A lender or private investor will want to understand the acquisition, demolition, entitlement path, site plan, unit count, construction budget, projected rents, completed value, and exit strategy.
A weak presentation can make a good deal look speculative. A strong presentation can show the logic clearly.
The lender package should explain:
What is being purchased, why the existing structure is not the real value driver, how the lot can be split, what each new lot can support, what approvals are needed, what the development budget looks like, and how the project will repay the capital.
For investors who want more guidance on creative zoning strategies, small-scale development, and deal structuring, the Inner Circle Mentorship is a natural place to continue learning.
Build the Housing People Actually Need
This strategy is not only about extracting value from land. It can also create better neighborhood housing.
Replacing one obsolete house with multiple well-designed rental units can add housing supply without building a massive apartment complex. Duplexes, ADUs, and landscaped courtyard layouts can feel more human-scaled than large block-style developments.
That matters in neighborhoods where people need rental options, but communities resist projects that feel too large or out of scale.
A good small-scale infill project should not look like a spreadsheet dropped onto a parcel. It should be designed with the site, the street, and future residents in mind.
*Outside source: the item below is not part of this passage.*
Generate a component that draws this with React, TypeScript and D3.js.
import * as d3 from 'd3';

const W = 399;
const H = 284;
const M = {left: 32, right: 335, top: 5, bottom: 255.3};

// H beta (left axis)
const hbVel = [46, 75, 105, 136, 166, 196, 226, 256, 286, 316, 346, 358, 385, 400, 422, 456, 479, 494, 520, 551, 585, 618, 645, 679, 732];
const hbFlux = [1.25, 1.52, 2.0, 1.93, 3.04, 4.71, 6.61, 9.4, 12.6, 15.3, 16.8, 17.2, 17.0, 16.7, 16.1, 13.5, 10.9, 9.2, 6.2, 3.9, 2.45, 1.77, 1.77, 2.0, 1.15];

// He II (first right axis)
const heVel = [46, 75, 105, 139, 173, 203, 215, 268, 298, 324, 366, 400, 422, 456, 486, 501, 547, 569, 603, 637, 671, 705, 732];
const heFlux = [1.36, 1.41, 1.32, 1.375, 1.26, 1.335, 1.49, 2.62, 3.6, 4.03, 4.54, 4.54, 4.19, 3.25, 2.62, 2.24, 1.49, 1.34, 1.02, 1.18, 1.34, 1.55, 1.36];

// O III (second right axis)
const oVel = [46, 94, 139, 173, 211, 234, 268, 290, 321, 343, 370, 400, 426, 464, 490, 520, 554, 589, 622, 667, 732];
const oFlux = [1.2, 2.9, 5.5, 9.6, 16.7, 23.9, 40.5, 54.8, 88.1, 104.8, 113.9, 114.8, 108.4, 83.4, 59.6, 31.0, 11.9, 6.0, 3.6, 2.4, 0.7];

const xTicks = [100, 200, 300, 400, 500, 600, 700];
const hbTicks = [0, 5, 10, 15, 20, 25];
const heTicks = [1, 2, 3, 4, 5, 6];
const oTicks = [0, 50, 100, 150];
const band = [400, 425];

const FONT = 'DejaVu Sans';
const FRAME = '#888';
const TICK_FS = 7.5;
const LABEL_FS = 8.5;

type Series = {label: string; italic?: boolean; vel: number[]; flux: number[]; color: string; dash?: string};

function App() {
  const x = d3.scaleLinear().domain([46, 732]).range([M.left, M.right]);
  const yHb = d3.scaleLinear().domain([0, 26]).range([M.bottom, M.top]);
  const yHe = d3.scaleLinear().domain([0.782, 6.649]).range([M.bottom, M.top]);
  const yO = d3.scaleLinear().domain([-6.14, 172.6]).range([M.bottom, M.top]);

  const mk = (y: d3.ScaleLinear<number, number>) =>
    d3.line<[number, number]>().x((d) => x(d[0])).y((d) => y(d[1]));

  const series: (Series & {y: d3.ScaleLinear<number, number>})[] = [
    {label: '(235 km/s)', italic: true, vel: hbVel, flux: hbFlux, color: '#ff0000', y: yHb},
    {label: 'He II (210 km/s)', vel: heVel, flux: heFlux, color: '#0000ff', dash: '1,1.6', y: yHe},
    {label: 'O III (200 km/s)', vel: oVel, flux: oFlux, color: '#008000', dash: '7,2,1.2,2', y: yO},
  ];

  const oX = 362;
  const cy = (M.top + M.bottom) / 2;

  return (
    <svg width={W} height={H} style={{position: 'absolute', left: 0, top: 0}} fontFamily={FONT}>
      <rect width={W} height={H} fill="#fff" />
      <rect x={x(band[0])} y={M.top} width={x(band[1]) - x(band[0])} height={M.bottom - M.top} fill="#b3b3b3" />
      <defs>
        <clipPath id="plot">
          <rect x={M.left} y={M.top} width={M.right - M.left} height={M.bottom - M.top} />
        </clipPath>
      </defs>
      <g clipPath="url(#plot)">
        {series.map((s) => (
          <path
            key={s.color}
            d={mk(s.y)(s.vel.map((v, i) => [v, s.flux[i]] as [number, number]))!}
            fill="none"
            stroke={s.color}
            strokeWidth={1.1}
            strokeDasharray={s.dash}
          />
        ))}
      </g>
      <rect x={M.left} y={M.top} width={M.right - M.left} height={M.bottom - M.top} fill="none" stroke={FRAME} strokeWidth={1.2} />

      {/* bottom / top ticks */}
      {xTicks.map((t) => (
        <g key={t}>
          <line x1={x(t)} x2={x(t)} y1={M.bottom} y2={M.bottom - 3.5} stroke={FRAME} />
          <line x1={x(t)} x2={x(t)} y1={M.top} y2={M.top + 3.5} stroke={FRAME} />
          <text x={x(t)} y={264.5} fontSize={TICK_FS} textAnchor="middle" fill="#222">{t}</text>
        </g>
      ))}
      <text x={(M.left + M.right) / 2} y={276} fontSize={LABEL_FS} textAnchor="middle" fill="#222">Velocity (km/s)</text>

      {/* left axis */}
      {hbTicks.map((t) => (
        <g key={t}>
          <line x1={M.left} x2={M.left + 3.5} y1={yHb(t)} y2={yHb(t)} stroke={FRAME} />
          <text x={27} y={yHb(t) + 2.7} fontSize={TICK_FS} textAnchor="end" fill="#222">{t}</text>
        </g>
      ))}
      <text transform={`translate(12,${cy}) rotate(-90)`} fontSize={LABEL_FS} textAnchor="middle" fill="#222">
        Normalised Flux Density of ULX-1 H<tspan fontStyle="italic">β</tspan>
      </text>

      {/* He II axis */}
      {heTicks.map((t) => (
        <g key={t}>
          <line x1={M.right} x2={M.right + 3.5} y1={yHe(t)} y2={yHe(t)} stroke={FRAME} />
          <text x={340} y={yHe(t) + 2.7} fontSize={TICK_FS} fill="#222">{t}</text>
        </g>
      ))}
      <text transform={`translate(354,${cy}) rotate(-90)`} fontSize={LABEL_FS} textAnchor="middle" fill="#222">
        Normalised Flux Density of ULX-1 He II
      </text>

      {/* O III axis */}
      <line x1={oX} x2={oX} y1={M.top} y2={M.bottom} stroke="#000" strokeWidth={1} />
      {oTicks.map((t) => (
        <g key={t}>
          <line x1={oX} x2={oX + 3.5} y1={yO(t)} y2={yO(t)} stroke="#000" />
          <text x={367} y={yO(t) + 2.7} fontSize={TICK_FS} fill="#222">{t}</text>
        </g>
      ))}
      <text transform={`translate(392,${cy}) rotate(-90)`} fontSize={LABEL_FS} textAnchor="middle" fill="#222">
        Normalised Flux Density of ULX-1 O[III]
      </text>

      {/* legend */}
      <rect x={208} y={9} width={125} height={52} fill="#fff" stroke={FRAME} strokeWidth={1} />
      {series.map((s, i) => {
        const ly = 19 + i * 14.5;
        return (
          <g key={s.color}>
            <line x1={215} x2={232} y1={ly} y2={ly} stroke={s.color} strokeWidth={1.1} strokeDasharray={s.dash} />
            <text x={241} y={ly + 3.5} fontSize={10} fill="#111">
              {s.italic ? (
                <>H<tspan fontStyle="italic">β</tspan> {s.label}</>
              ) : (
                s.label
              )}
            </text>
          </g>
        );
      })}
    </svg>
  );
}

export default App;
Test the Workflow Before Scaling It
Investors interested in this strategy should start by building a repeatable checklist.
Review lot size and dimensions. Check zoning. Confirm subdivision potential. Identify whether duplexes or ADUs are allowed. Estimate demolition and site work. Build a per-unit land basis. Run rent and value comps. Estimate soft costs. Model financing. Confirm the entitlement process. Prepare a lender presentation.
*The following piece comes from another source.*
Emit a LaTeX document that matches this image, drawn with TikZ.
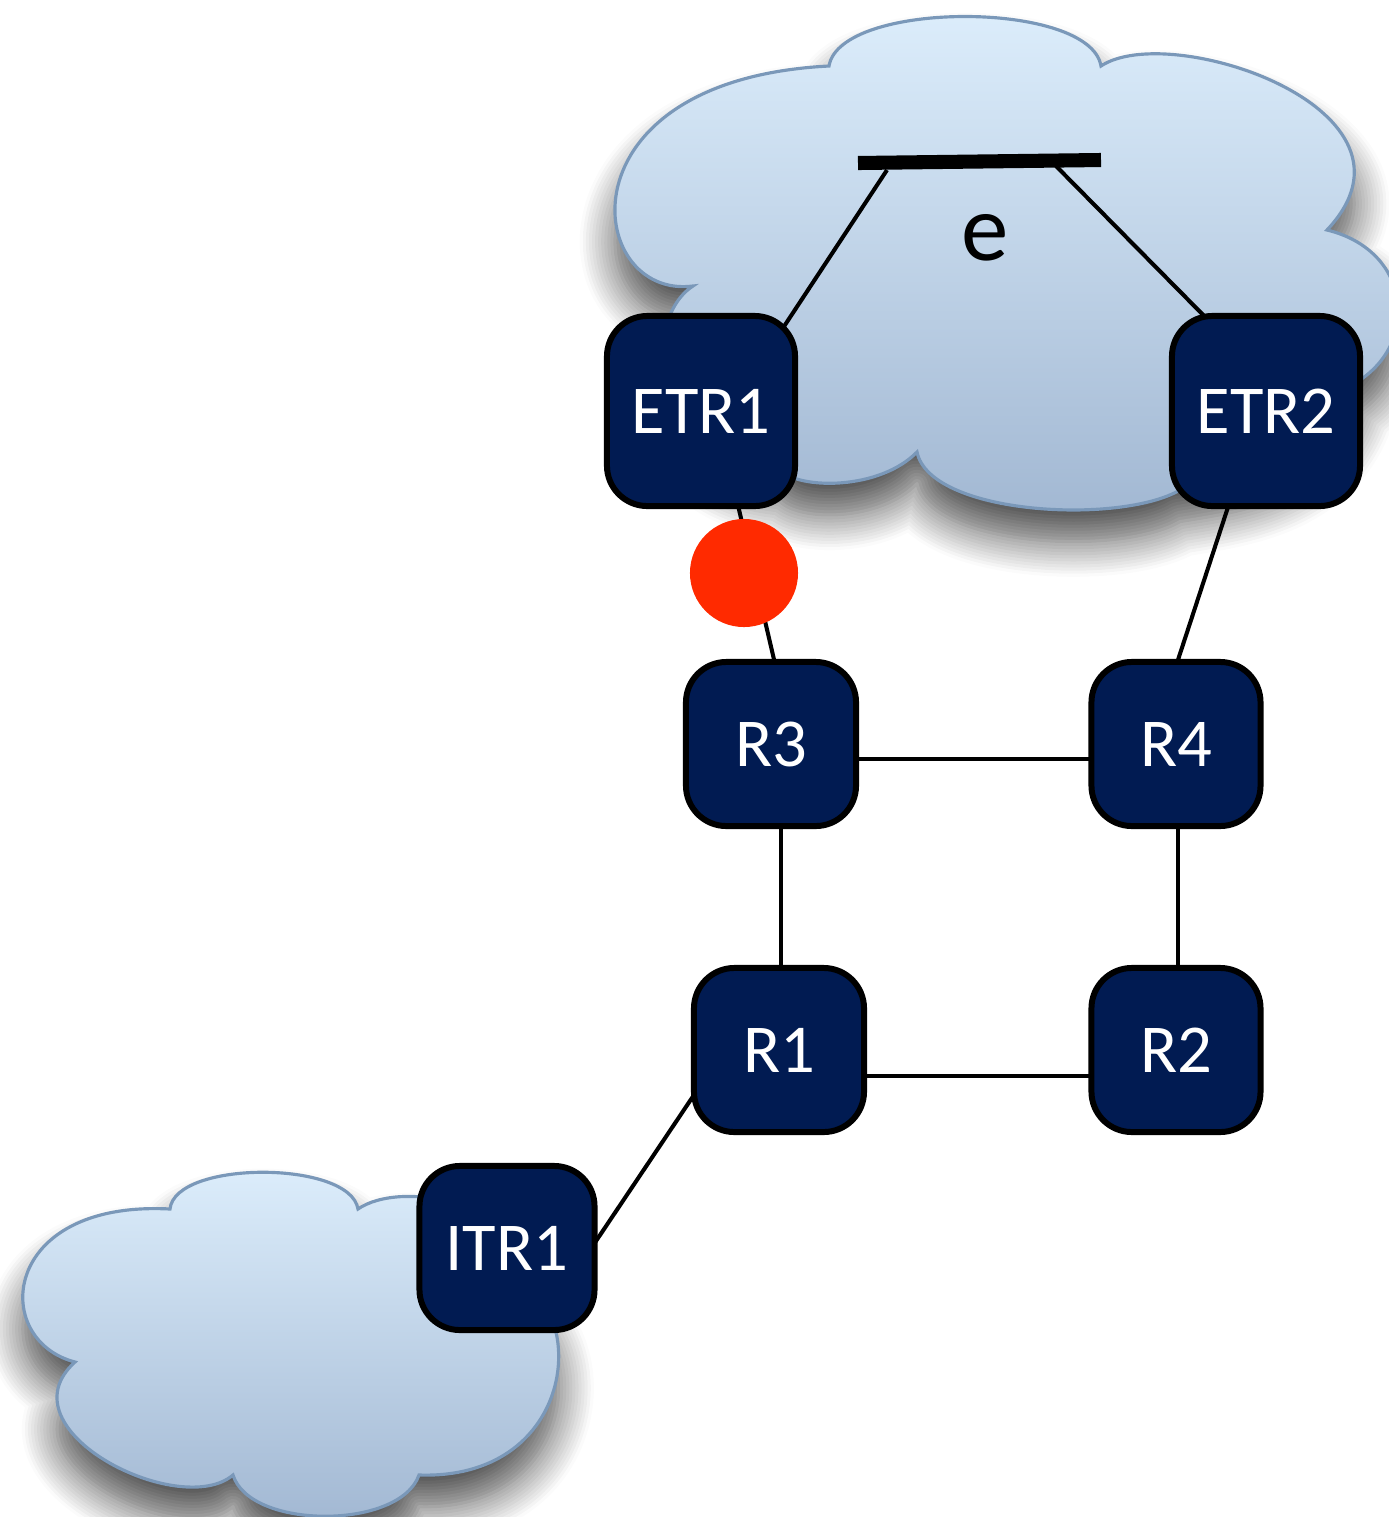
\documentclass[tikz,border=0pt]{standalone}
\usepackage{fontspec}
\setmainfont{Carlito}
\usetikzlibrary{calc,shadows.blur}
\definecolor{navy}{RGB}{1,27,82}
\definecolor{cloudtop}{RGB}{221,238,252}
\definecolor{cloudbot}{RGB}{161,183,210}
\definecolor{cloudedge}{RGB}{122,152,185}
\definecolor{dotred}{RGB}{255,42,0}
\pgfdeclarelayer{bg}
\pgfdeclarelayer{wires}
\pgfsetlayers{bg,wires,main}
\tikzset{
  router/.style={draw=black, line width=1.7pt, fill=navy, rounded corners=11.5pt,
    text=white, font=\fontsize{19.5}{22}\selectfont, inner sep=0pt},
  cloudshape/.style={draw=cloudedge, line width=0.9pt, top color=cloudtop, bottom color=cloudbot,
    blur shadow={shadow xshift=0pt, shadow yshift=-9pt, shadow blur radius=10pt, shadow blur steps=12, shadow opacity=70}},
  wire/.style={draw=black, line width=1.15pt},
  busbar/.style={draw=black, line width=4pt},
}
\begin{document}
\begin{tikzpicture}[x=0.01cm, y=-0.01cm]
\useasboundingbox (0,0) rectangle (1389,1517);

% nodes
\node[router, minimum width=1.88cm, minimum height=1.90cm] (ETR1) at (701,411) {ETR1};
\node[router, minimum width=1.88cm, minimum height=1.90cm] (ETR2) at (1266,411) {ETR2};
\node[router, minimum width=1.70cm, minimum height=1.64cm] (R3) at (771,744) {R3};
\node[router, minimum width=1.69cm, minimum height=1.64cm] (R4) at (1176,744) {R4};
\node[router, minimum width=1.70cm, minimum height=1.64cm] (R1) at (779,1050) {R1};
\node[router, minimum width=1.69cm, minimum height=1.64cm] (R2) at (1176,1050) {R2};
\node[router, minimum width=1.75cm, minimum height=1.64cm] (ITR1) at (507,1248) {ITR1};

\node[font=\fontsize{27}{30}\selectfont, inner sep=0pt] (elabel) at (985,238) {e};

\coordinate (barL) at (858,163);
\coordinate (barR) at (1101,160);
\coordinate (b1) at (887,170);
\coordinate (b2) at (1056,166);

% clouds
\begin{pgfonlayer}{bg}
\path[cloudshape] (829,66) .. controls (840,0) and (1090,0) .. (1101,66)
  .. controls (1170,20) and (1440,110) .. (1327,230)
  .. controls (1410,250) and (1420,340) .. (1360,380)
  .. controls (1330,470) and (1240,480) .. (1180,490)
  .. controls (1120,525) and (930,515) .. (917,452)
  .. controls (880,490) and (800,490) .. (780,470)
  .. controls (650,460) and (640,320) .. (693,286)
  .. controls (585,300) and (555,80) .. (829,66) -- cycle;
\path[cloudshape] (170,1209) .. controls (175,1160) and (350,1160) .. (358,1209)
  .. controls (400,1180) and (520,1200) .. (520,1280)
  .. controls (590,1320) and (570,1480) .. (419,1475)
  .. controls (400,1530) and (250,1530) .. (233,1475)
  .. controls (180,1520) and (0,1430) .. (75,1362)
  .. controls (-10,1340) and (0,1200) .. (170,1209) -- cycle;
\end{pgfonlayer}

% connectors
\begin{pgfonlayer}{wires}
\draw[busbar] (barL) -- (barR);
\draw[wire] (b1) -- ($(ETR1.center)+(80,-80)$);
\draw[wire] (b2) -- ($(ETR2.center)+(-48,-81)$);
\draw[wire] ($(ETR1.center)+(36,90)$) -- ($(R3.center)+(5,-76)$);
\draw[wire] ($(ETR2.center)+(-36,90)$) -- ($(R4.center)+(0,-78)$);
\draw[wire] ($(R3.center)+(0,15)$) -- ($(R4.center)+(0,15)$);
\draw[wire] ($(R3.center)+(10,0)$) -- ($(R1.center)+(2,0)$);
\draw[wire] ($(R4.center)+(2,0)$) -- ($(R2.center)+(2,0)$);
\draw[wire] ($(R1.center)+(0,26)$) -- ($(R2.center)+(0,26)$);
\draw[wire] ($(R1.center)+(-73,27)$) -- ($(ITR1.center)+(83,2)$);
\end{pgfonlayer}

\node[circle, fill=dotred, minimum size=1.08cm, inner sep=0pt] (dot) at (744,573) {};
\end{tikzpicture}
\end{document}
The more repeatable the process becomes, the easier it is to identify real opportunities quickly.
For investors who want to test a software-based workflow for budgeting and deal analysis, the 14-Day $1 Trial of Rehab Value Premium can be a practical starting point.
The Bottom Line
Urban land is hard to find, but that does not mean opportunity is gone.
Many investors are overlooking rough small houses on large lots. When the lot can be split, or when the local zoning environment supports additional density, these properties can become much more valuable than they first appear.
The teardown lot split strategy works because it changes the analysis. The investor is not just buying a bad house. The investor is buying the right to create more housing on underused land.
When executed correctly, this strategy can allow investors to pay sellers more than competing buyers, achieve a lower per-unit land basis, and build the kind of small-scale housing many neighborhoods need.
For wholesalers, it creates a way to package higher-value land opportunities. For builders, it creates a way to find sites others miss. For investors, it creates a path to turn overlooked parcels into durable income-producing assets.